I believe part of the solution is a dedicated library manager that would allow the selection of packages (schematic symbols, footprints and 3D parts) from varying sources. The problem is big enough and complex enough to warrant a better solution than just trying to shoehorn in management into either eeschema or pcbnew. This would allow dealing with compressed files, multiple repos, editing etc.
Like a better open source version of Altiums Vault - but much much better.
I agree that this is the superior solution. The array feature was something suggested on the forums and I thought it would be a good feature to have - independent of addressing the library size issues.
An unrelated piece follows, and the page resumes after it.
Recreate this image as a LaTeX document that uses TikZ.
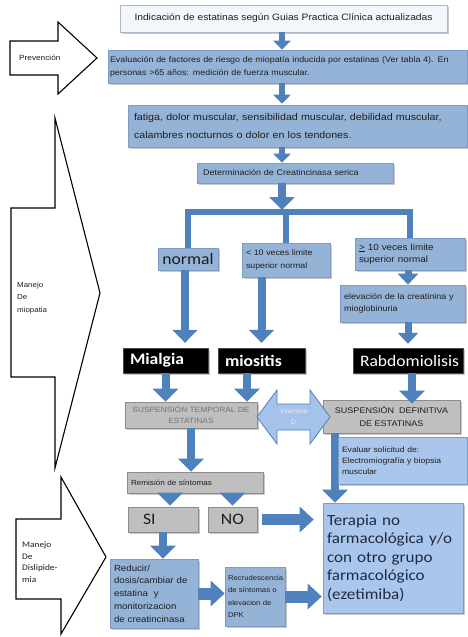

Perhaps suggest that he pays himself the cost that ends up being billed to the end user?
If so, he owes me $15 USD already!
I can, and probably most others can, work around the issue. However, when I posted this there was zero reason to think that downloading this was going to be over 1Gig.
I don’t blame the developers for what happened to me. Though I do wish they take into consideration providing a warning when the download size is substantially larger then normal.